At times, Musk was forced to wrestle with his own reckless actions as the owner and prime influencer of X. “I may have done more to financially impair the company than to help it,” he told Bankston in one exchange, adding, “I do not guide my posts by what is financially beneficial but what I believe is interesting or important or entertaining to the public.”
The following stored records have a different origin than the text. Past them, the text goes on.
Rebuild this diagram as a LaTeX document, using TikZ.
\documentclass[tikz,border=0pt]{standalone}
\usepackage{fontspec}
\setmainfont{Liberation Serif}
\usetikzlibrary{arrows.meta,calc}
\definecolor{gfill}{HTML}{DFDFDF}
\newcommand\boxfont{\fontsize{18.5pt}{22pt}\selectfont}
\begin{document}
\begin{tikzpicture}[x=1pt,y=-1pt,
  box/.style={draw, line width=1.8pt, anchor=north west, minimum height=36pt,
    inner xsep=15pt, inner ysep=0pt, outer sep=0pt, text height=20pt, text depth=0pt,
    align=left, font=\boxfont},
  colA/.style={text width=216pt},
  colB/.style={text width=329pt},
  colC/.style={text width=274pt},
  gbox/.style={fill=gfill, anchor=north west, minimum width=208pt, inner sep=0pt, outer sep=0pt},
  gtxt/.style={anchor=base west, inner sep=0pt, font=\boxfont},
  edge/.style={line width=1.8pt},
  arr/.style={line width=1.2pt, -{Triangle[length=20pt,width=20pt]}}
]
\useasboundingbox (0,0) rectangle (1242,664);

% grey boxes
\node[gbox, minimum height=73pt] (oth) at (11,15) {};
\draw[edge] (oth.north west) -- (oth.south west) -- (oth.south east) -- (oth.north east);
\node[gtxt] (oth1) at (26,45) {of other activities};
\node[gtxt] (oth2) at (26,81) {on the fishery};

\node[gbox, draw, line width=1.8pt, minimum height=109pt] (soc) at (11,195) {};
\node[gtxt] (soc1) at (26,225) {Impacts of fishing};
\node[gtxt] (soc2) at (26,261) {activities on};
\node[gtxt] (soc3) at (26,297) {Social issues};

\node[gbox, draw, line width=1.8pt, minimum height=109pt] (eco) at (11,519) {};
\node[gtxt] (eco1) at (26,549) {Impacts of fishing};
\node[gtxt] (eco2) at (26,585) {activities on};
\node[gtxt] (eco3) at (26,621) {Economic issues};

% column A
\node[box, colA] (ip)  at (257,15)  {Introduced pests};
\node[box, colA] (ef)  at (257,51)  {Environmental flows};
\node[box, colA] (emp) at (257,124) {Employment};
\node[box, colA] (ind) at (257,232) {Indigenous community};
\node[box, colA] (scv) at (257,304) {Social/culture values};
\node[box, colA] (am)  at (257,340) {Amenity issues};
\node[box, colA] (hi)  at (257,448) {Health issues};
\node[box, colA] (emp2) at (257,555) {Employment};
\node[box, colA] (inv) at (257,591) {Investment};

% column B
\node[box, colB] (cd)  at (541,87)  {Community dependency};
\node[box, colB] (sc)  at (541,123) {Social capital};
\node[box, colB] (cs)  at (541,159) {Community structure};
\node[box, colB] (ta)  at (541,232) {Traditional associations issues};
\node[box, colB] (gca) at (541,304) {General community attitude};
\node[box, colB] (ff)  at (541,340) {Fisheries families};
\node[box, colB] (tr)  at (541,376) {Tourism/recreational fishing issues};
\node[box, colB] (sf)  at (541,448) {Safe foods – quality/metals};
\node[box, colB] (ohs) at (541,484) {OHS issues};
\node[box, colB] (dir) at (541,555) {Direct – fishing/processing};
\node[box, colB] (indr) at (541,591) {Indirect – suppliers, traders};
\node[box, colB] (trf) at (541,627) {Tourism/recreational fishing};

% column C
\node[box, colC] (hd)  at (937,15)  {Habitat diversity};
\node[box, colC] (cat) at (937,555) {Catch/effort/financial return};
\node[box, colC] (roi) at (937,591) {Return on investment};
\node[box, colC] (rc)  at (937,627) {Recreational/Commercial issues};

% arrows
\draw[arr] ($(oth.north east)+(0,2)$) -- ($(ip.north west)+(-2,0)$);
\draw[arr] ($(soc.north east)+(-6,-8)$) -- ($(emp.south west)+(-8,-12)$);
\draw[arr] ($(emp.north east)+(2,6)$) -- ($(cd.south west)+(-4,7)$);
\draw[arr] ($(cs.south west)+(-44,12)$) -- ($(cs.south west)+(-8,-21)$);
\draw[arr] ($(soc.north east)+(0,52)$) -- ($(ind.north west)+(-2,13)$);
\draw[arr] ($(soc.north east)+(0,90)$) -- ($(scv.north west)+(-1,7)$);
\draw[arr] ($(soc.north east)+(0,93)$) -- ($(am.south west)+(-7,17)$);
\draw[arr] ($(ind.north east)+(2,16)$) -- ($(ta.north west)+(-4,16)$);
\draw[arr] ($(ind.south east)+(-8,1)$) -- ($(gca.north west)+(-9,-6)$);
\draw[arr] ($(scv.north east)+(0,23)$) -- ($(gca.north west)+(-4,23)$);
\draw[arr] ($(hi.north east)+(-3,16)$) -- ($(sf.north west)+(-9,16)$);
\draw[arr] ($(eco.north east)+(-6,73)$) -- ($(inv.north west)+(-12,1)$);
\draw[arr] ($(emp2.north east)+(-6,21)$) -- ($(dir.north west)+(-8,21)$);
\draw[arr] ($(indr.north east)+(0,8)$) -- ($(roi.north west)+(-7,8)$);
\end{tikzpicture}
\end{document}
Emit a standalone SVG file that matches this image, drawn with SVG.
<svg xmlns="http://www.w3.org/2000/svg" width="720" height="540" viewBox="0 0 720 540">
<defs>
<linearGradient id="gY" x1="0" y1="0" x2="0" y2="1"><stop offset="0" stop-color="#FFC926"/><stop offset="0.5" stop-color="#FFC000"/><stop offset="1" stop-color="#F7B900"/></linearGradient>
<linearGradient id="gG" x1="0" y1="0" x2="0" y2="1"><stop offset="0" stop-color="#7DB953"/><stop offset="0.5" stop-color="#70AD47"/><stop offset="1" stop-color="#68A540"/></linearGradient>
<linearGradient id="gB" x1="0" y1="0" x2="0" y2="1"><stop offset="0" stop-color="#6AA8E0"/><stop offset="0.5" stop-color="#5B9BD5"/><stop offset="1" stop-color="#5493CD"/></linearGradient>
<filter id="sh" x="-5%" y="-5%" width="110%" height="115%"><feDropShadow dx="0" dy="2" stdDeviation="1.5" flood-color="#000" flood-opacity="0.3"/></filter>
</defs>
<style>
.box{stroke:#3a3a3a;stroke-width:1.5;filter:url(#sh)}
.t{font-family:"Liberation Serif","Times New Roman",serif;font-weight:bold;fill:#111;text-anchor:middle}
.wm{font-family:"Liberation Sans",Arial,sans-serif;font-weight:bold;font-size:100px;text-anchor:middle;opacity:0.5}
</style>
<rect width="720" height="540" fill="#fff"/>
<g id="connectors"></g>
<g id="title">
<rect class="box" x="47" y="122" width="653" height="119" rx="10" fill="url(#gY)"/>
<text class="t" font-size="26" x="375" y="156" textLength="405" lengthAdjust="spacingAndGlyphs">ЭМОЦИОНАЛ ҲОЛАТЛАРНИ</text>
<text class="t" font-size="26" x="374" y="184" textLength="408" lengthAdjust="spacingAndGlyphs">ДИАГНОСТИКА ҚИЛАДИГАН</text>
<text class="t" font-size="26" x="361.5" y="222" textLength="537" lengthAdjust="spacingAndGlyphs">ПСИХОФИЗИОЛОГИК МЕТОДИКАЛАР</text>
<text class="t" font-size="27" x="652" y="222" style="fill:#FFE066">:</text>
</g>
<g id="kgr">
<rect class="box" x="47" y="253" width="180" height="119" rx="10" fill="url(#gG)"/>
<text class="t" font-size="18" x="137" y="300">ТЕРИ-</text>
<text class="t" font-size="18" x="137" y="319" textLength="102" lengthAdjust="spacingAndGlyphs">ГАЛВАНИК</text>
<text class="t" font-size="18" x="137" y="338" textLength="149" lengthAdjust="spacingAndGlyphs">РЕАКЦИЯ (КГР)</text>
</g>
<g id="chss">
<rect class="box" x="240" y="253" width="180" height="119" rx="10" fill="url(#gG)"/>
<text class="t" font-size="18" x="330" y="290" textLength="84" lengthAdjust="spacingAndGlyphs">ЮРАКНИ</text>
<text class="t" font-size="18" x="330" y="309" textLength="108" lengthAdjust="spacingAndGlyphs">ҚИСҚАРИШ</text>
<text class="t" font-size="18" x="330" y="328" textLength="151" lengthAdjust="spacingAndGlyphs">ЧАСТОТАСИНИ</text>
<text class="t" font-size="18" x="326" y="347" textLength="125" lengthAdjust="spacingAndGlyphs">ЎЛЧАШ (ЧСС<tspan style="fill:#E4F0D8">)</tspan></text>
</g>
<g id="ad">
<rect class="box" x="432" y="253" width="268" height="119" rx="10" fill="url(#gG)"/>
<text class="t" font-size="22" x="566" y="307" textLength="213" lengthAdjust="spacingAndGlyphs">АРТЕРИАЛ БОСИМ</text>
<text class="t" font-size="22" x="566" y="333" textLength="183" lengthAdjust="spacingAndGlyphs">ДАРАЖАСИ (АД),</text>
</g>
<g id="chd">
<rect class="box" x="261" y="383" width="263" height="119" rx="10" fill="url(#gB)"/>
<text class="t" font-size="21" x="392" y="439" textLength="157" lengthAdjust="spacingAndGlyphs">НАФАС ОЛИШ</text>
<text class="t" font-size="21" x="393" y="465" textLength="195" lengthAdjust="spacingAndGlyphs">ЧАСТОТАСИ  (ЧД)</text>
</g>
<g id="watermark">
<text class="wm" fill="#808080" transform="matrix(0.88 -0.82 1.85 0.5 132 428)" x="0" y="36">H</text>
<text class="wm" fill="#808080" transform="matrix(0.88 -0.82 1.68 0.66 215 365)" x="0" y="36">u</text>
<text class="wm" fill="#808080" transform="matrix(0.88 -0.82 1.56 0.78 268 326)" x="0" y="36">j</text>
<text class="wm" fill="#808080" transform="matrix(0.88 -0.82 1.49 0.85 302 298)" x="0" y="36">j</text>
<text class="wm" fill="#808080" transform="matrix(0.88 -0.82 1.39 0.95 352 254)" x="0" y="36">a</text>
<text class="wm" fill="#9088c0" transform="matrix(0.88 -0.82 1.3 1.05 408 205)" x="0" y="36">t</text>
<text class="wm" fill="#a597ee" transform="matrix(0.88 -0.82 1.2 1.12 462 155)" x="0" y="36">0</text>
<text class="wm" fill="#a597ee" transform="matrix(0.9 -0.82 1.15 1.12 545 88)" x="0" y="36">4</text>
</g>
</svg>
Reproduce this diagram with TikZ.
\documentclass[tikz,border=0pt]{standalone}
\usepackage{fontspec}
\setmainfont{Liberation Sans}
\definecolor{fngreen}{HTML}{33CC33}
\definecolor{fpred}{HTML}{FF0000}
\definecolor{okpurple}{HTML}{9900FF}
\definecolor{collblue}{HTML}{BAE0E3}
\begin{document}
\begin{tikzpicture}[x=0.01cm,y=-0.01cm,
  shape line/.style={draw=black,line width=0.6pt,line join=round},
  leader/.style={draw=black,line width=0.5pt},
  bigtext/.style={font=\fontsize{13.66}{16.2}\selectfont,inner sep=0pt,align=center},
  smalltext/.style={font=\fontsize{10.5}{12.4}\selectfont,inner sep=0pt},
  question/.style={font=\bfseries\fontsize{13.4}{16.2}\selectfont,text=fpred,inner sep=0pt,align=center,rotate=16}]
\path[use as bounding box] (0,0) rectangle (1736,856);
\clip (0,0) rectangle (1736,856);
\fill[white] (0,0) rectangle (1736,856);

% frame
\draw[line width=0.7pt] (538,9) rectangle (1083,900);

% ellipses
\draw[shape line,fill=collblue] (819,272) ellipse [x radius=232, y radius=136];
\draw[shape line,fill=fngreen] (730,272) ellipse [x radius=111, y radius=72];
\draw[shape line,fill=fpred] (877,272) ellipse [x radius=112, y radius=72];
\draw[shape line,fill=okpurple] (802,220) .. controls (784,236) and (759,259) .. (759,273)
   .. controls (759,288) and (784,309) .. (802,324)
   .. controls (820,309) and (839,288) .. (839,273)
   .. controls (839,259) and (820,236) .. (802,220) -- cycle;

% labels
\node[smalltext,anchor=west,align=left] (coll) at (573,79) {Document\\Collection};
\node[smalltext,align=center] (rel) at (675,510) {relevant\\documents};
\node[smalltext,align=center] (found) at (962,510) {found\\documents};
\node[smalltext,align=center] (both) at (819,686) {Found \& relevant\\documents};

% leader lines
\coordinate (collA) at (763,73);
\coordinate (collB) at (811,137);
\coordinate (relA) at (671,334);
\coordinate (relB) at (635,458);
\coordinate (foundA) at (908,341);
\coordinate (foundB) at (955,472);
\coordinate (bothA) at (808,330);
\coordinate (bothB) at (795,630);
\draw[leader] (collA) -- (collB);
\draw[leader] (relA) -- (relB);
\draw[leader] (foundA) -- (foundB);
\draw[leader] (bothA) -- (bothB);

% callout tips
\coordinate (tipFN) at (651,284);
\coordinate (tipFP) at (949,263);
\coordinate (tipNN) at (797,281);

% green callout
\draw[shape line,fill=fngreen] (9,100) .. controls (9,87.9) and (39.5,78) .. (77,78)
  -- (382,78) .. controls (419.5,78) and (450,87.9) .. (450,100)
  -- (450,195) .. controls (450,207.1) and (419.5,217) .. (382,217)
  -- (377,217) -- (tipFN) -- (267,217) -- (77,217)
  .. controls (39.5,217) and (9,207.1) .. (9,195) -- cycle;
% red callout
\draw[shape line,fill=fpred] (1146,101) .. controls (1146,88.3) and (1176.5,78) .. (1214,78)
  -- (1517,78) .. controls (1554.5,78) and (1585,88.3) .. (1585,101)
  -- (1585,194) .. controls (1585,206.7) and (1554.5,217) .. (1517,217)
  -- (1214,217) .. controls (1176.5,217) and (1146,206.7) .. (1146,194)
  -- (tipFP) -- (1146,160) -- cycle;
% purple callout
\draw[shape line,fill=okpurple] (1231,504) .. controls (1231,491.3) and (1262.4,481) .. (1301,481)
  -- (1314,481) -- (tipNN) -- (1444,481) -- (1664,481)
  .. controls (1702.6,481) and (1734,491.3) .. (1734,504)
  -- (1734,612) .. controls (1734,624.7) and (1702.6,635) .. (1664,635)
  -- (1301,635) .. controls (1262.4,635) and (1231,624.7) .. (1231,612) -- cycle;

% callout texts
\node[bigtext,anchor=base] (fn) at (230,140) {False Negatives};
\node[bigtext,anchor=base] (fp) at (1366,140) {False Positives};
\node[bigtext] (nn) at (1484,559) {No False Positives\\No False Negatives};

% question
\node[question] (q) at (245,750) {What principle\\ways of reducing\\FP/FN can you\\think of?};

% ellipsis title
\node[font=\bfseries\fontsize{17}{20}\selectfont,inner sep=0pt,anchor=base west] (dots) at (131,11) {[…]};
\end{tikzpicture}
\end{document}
Musk confirmed, too, that one exhibit entered into court records showed another account he operated for “test” purposes. The profile, @Ermnmusk, came to light a year ago as a probable secret Musk account because he tweeted an image showing himself logged into it, and Motherboard then reported on a number of indications that it was likely his. Some since-deleted @Ermnmusk tweets appear to show Musk posting in character as X Æ A-12, his toddler son with singer Grimes, announcing his fourth birthday or saying, “I wish I was old enough to go to nightclubs. They sound so fun.” Other tweets were more risqué, including one that asked: “Do you like Japanese girls?” Musk revived the account on the day of the deposition, writing, “I’m back,” and proceeded to post several memes and jokes in the following days.
Musk dropped the name of a second burner account as well, though it may have been recorded incorrectly in the transcript of the deposition, which has it as “baby smoke 9,000.” There is no active X profile with that handle, though a verified account called @babysmurf9000 interacts with many of the same accounts that Musk follows and engages with, retweets official X company accounts, and posts in an emoji-laden style similar to Musk’s. It can also be found disparaging billionaire Mark Cuban, whom Musk has routinely criticized of late, as “an idiot.” That post came as Musk feuded with Cuban via his main account over DEI programs in early January.
Other strange revelations in the interview included Musk’s claims that he was unaware of Brody seeking a retraction of the false flag posts in order to clear his name (at the time, the college grad had made a viral Instagram video refuting the conspiracy theory and asking for people to leave his family alone), that what he tweets out to millions of followers isn’t always seen by that many people, and that he doesn’t believe Brody “has been meaningfully harmed by this,” because it is “rare” for media attacks to have “a meaningful negative impact” on their targets.
Those comments sometimes drew incredulous responses from Bankston, who said “Wow” when Musk said Brody hadn’t been harmed by his false tweets about him. After Bankston made some inquiries into whether Musk felt he had been reckless or failed to take responsibility for his actions, Bankston and Spiro argued more about the scope of the questioning before concluding the proceeding with a debate as to whether the transcript would be made confidential by a protective order. Bankston stated for the record that in his opinion, Spiro had conducted himself inappropriately and “completely shut down many segments of the deposition.”
As for the protective order to seal the transcript, Bankston said he would wait to hear from the court, but that “we don’t recognize that request as anything valid.” Clearly, neither did the court.